# 'Nother TB :)



## tikapup1 (Nov 22, 2012)

He looks very cute, and has good conformation for a TB. My only thing is he looks a little straight in the hocks. But nice shoulder and neck. He's a cutie


----------



## Lx3 (Jun 16, 2013)

Thanks, I love his shoulder and neck too  the video is basically useless, so I guess just look at how pretty he is )
_Posted via Mobile Device_


----------



## Elana (Jan 28, 2011)

He is weak and long through the coupling. He is a tad straight through the hocks and over straight through the knee.. just shy of being back at the knee. His neck is set a bit low and he is front end heavy.. slightly down hill. He has awfully high withers and will be a saddle fit challenge. 

Based on his top line I would probably pass on this horse for the discipline you want to follow. He would do OK at lower levels, but it will be a challenge to move him up.


----------



## Lx3 (Jun 16, 2013)

My search still continues  thanks elana! How much do you charge to find horses for me? 
_Posted via Mobile Device_


----------



## Lx3 (Jun 16, 2013)

This horse has similar conformation, yes? Better or worse?


----------



## LovesMyDunnBoy (Aug 11, 2011)

I like this horses topline better than the first one. Still pretty straight through the hock IMO. Seems to be standing under himself a lot in the front but it could be the picture. I'm new to confo by the way, so someone correct me if I'm wrong 
_Posted via Mobile Device_


----------



## Lx3 (Jun 16, 2013)

Here is another pic I just found of her standing a bit more square.


----------



## Lx3 (Jun 16, 2013)

Link to a video while we're at it
Triple Double - YouTube
_Posted via Mobile Device_


----------



## LovesMyDunnBoy (Aug 11, 2011)

I think her standing under herself was just the way she was stood up. I personally like her. She seemed nice in the video.. But I'm a western rider so I couldn't say much about her being good at what you want. Her pasterns seem a tad long, but they match front to rear and the shoulder angle.
_Posted via Mobile Device_


----------



## Weezilla (Aug 3, 2012)

Lx3 said:


> http://i39.tinypic.com/2hdb97r.jpg[This horse has similar conformation, yes? Better or worse?[/quote]
> 
> LIKE! But are you looking for a spitfire of a girl?
> 
> ...


----------



## Lx3 (Jun 16, 2013)

I know she looks very full of herself! It looks like she is tempted to throw a few bucks in the lunge video  she's only 15.2.. A little firecracker!

Owner said she isn't overly forward or hot but not a whip and spur ride either.

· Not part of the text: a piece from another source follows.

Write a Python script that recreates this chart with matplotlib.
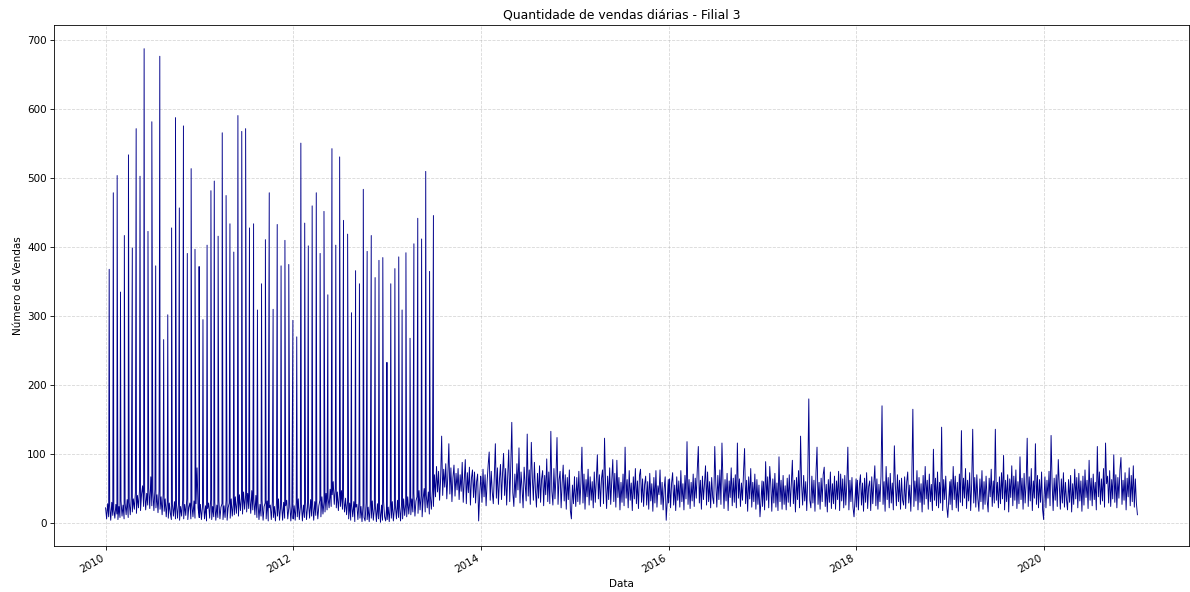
import matplotlib
matplotlib.use('Agg')
import matplotlib.pyplot as plt
import numpy as np
import pandas as pd

# vendas "de fundo", uma leitura a cada 4 dias (4 linhas = 4 trimestres por ano)
base_2010 = [22, 6, 28, 9, 25, 4, 30, 11, 20, 7, 27, 13, 5, 24, 8, 32, 10, 26, 6, 29, 12, 34, 8,
             30, 12, 38, 16, 35, 20, 44, 14, 40, 22, 48, 18, 42, 54, 24, 46, 19, 43, 26, 50, 21, 67, 25,
             45, 18, 49, 22, 41, 15, 46, 20, 38, 12, 42, 17, 35, 9, 31, 7, 29, 14, 5, 27, 10, 31, 6,
             26, 7, 30, 4, 24, 10, 33, 6, 27, 11, 35, 5, 23, 29, 6, 26, 9, 32, 7, 28, 80, 22, 8]
base_2011 = [8, 27, 5, 23, 31, 6, 25, 3, 21, 29, 7, 34, 5, 24, 9, 30, 4, 26, 8, 32, 6, 23, 28,
             5, 25, 8, 33, 4, 22, 29, 7, 35, 10, 27, 12, 38, 14, 33, 10, 41, 18, 36, 13, 45, 20, 40,
             16, 43, 21, 38, 14, 47, 19, 35, 12, 40, 8, 31, 5, 27, 10, 33, 4, 24, 29, 6, 32, 3, 22,
             26, 5, 31, 8, 24, 3, 29, 10, 35, 4, 23, 27, 4, 30, 7, 25, 33, 6, 22, 28, 3, 24, 9]
base_2012 = [6, 25, 4, 30, 9, 35, 5, 23, 28, 3, 26, 8, 32, 5, 24, 29, 7, 34, 10, 27, 4, 31, 11,
             29, 6, 25, 33, 9, 38, 13, 31, 16, 43, 19, 36, 22, 49, 24, 41, 60, 27, 50, 22, 45, 18, 42,
             24, 47, 20, 40, 16, 36, 12, 32, 6, 29, 4, 25, 9, 31, 2, 23, 27, 5, 30, 7, 24, 2, 26,
             8, 3, 29, 5, 23, 2, 27, 7, 32, 4, 21, 25, 2, 28, 6, 22, 1, 26, 4, 31, 9, 3, 24]
base_2013 = [5, 23, 2, 27, 7, 31, 3, 21, 25, 6, 33, 8, 24, 3, 29, 6, 35, 11, 27, 9, 38, 13, 31,
             12, 35, 16, 43, 10, 32, 38, 14, 47, 19, 40, 9, 35, 50, 16, 41, 22, 45, 13, 39, 20, 48, 24,
             70, 38, 82, 45, 75, 33, 64, 126, 40, 78, 52, 86, 35, 68, 115, 42, 80, 31, 66, 84, 39, 72, 48,
             79, 34, 70, 46, 88, 30, 62, 92, 28, 73, 44, 81, 26, 65, 77, 37, 74, 29, 60, 71, 3, 41, 68]
base_2014 = [66, 30, 78, 38, 70, 25, 60, 84, 103, 33, 75, 45, 28, 68, 115, 36, 80, 27, 63, 85, 34, 72, 101,
             40, 79, 26, 67, 106, 31, 82, 146, 44, 24, 71, 37, 86, 48, 109, 29, 74, 50, 22, 81, 57, 32, 129,
             39, 77, 27, 117, 65, 33, 88, 47, 23, 72, 36, 83, 30, 64, 76, 25, 69, 41, 93, 31, 74, 28, 133,
             46, 26, 79, 35, 68, 124, 27, 63, 75, 22, 58, 84, 32, 70, 20, 66, 34, 77, 18, 6, 55, 28, 67]
base_2015 = [52, 24, 66, 31, 75, 27, 58, 110, 29, 71, 20, 63, 38, 78, 26, 67, 33, 60, 22, 74, 30, 62, 99,
             35, 70, 24, 64, 77, 28, 123, 56, 21, 68, 34, 80, 27, 61, 92, 31, 72, 23, 91, 37, 66, 19, 59,
             30, 71, 25, 110, 36, 63, 22, 76, 33, 58, 18, 67, 35, 79, 28, 61, 21, 69, 78, 30, 64, 24, 56,
             68, 26, 60, 20, 72, 32, 57, 17, 66, 29, 76, 23, 54, 41, 77, 27, 59, 19, 50, 67, 4, 31, 63]
base_2016 = [29, 64, 22, 58, 73, 26, 55, 18, 67, 33, 61, 23, 76, 31, 57, 19, 69, 35, 118, 27, 63, 21, 59,
             32, 71, 24, 65, 36, 78, 111, 29, 62, 20, 68, 34, 57, 83, 26, 74, 31, 60, 22, 66, 37, 28, 111,
             58, 23, 69, 34, 77, 27, 116, 59, 21, 63, 32, 72, 18, 61, 37, 80, 25, 65, 30, 70, 22, 116, 36,
             64, 24, 58, 33, 74, 108, 28, 62, 17, 67, 35, 79, 23, 59, 31, 71, 20, 63, 27, 55, 9, 33, 61]
base_2017 = [24, 60, 19, 89, 33, 67, 22, 82, 56, 17, 64, 29, 72, 23, 58, 18, 96, 31, 62, 20, 69, 27, 54,
             19, 65, 30, 70, 24, 57, 91, 28, 62, 16, 66, 34, 76, 22, 126, 55, 26, 69, 32, 60, 18, 66, 180,
             33, 22, 68, 29, 62, 17, 73, 110, 27, 59, 20, 65, 31, 70, 81, 24, 56, 16, 63, 30, 74, 21, 57,
             28, 68, 20, 61, 34, 75, 18, 71, 32, 64, 22, 69, 26, 58, 110, 19, 62, 31, 66, 23, 9, 35, 64]
base_2018 = [23, 62, 19, 55, 70, 26, 58, 17, 65, 30, 73, 21, 53, 61, 18, 67, 28, 57, 83, 25, 64, 20, 56,
             31, 68, 170, 27, 60, 17, 82, 34, 66, 22, 72, 29, 58, 19, 112, 54, 25, 70, 31, 62, 20, 65, 33,
             26, 67, 21, 59, 74, 29, 55, 17, 64, 165, 24, 61, 32, 76, 19, 66, 30, 57, 16, 69, 27, 82, 35,
             62, 20, 71, 31, 56, 18, 107, 33, 65, 25, 74, 22, 59, 29, 139, 18, 63, 34, 68, 24, 8, 36, 60]
base_2019 = [27, 63, 19, 82, 34, 68, 22, 59, 17, 71, 30, 134, 25, 65, 36, 79, 21, 62, 32, 73, 18, 57, 136,
             29, 66, 23, 70, 35, 17, 64, 31, 76, 20, 60, 27, 68, 34, 16, 65, 38, 78, 24, 61, 29, 136, 33,
             59, 22, 67, 28, 73, 35, 98, 19, 62, 31, 70, 16, 64, 37, 83, 25, 68, 33, 77, 21, 60, 28, 96,
             34, 65, 20, 72, 29, 58, 123, 24, 67, 32, 79, 18, 61, 36, 115, 27, 69, 22, 63, 30, 74, 19, 5]
base_2020 = [31, 67, 22, 62, 36, 75, 25, 127, 58, 18, 65, 33, 70, 24, 92, 55, 20, 64, 29, 73, 23, 59, 34,
             19, 63, 30, 69, 16, 57, 27, 78, 35, 66, 22, 72, 32, 61, 17, 68, 26, 77, 37, 62, 21, 91, 33,
             65, 25, 71, 34, 59, 19, 111, 38, 74, 27, 64, 32, 79, 23, 116, 57, 68, 29, 76, 24, 63, 35, 99,
             30, 70, 22, 66, 36, 77, 95, 27, 62, 33, 73, 19, 65, 38, 80, 25, 69, 31, 83, 23, 64, 29, 12]

# picos quinzenais (dia 15 e fim do mes) de jan/2010 a jun/2013
spike_start = '2010-01'
spike_values = [368, 479, 504, 335, 417, 534, 399, 572, 503, 688,
                423, 582, 373, 677, 266, 302, 428, 588, 457, 576,
                391, 514, 397, 372, 295, 403, 482, 496, 416, 566,
                475, 434, 393, 591, 568, 572, 428, 434, 309, 347,
                411, 479, 310, 433, 373, 410, 375, 294, 270, 551,
                435, 402, 460, 479, 391, 452, 331, 543, 403, 531,
                439, 419, 305, 366, 347, 484, 394, 417, 356, 381,
                385, 233, 347, 369, 386, 309, 392, 268, 405, 442,
                412, 510, 365, 446]

yearly = {2010: base_2010, 2011: base_2011, 2012: base_2012, 2013: base_2013,
          2014: base_2014, 2015: base_2015, 2016: base_2016, 2017: base_2017,
          2018: base_2018, 2019: base_2019, 2020: base_2020}

parts = []
for year, vals in yearly.items():
    idx = pd.date_range('{}-01-01'.format(year), periods=len(vals), freq='4D')
    parts.append(pd.Series(vals, index=idx))

months = pd.date_range(spike_start, periods=len(spike_values) // 2, freq='MS')
mid = months + pd.Timedelta(days=14)
end = months + pd.offsets.MonthEnd(0)
spike_dates = sorted(list(mid) + list(end))
parts.append(pd.Series(spike_values, index=pd.DatetimeIndex(spike_dates)))

vendas = pd.concat(parts).sort_index()

plt.rcParams['path.simplify'] = False

dpi = 1190 / 16
fig, ax = plt.subplots(figsize=(16, 592 / dpi))
ax.plot(vendas.index, vendas.values, color='darkblue', linewidth=0.9)
ax.set_title('Quantidade de vendas diárias - Filial 3')
ax.set_xlabel('Data')
ax.set_ylabel('Número de Vendas')
ax.grid(True, linestyle='--', alpha=0.5)
fig.autofmt_xdate()
fig.subplots_adjust(left=54 / 1190, right=1189 / 1190, top=1 - 25 / 592, bottom=1 - 546 / 592)
fig.savefig('out.png', dpi=dpi)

They said shes not spooky, rides on a loose rein on the trails. Here are some other videos, hard to see anything tho.

Canter Otter - YouTube

Otter trot - YouTube

Trot Jump - YouTube

I'm actually in love, then again I fall in love with each of them until you guys say no. I'm fickle 

Oh and her name is otter! How cute?!
_Posted via Mobile Device_


----------



## Elana (Jan 28, 2011)

She is nice and free in front. She is a bit downhill. Her neck is set correctly on a big laid back shoulder that is not too steep. She moves fairly free in front although she is not being pushed. She is a bit light in bone and her hocks are set quite high. She could use larger hocks as well. 

Not a bad horse. Quite balanced. Wish she had more bone.


----------



## Elana (Jan 28, 2011)

I do like her jump. Pretty scopey.


----------



## Lx3 (Jun 16, 2013)

Thanks a bunch, elana! I liked the way she moves up front naturally as well
_Posted via Mobile Device_


----------



## Lx3 (Jun 16, 2013)

Went ahead and committed to buying Otter today. There is just something about her that I really love! I should be getting her mid July. I can't wait!!


----------



## Weezilla (Aug 3, 2012)

Congratulations! She's really lovely


----------



## egrogan (Jun 1, 2011)

I've been following your threads (sorry the first guy didn't work out, I liked him too), but am so happy that you found something to meet your needs! Can't wait to see more pictures and hear how she does when you get her home.


----------



## Lx3 (Jun 16, 2013)

Thank you! I'm bursting at the seams to get her home! I can promise lots of pictures 
_Posted via Mobile Device_


----------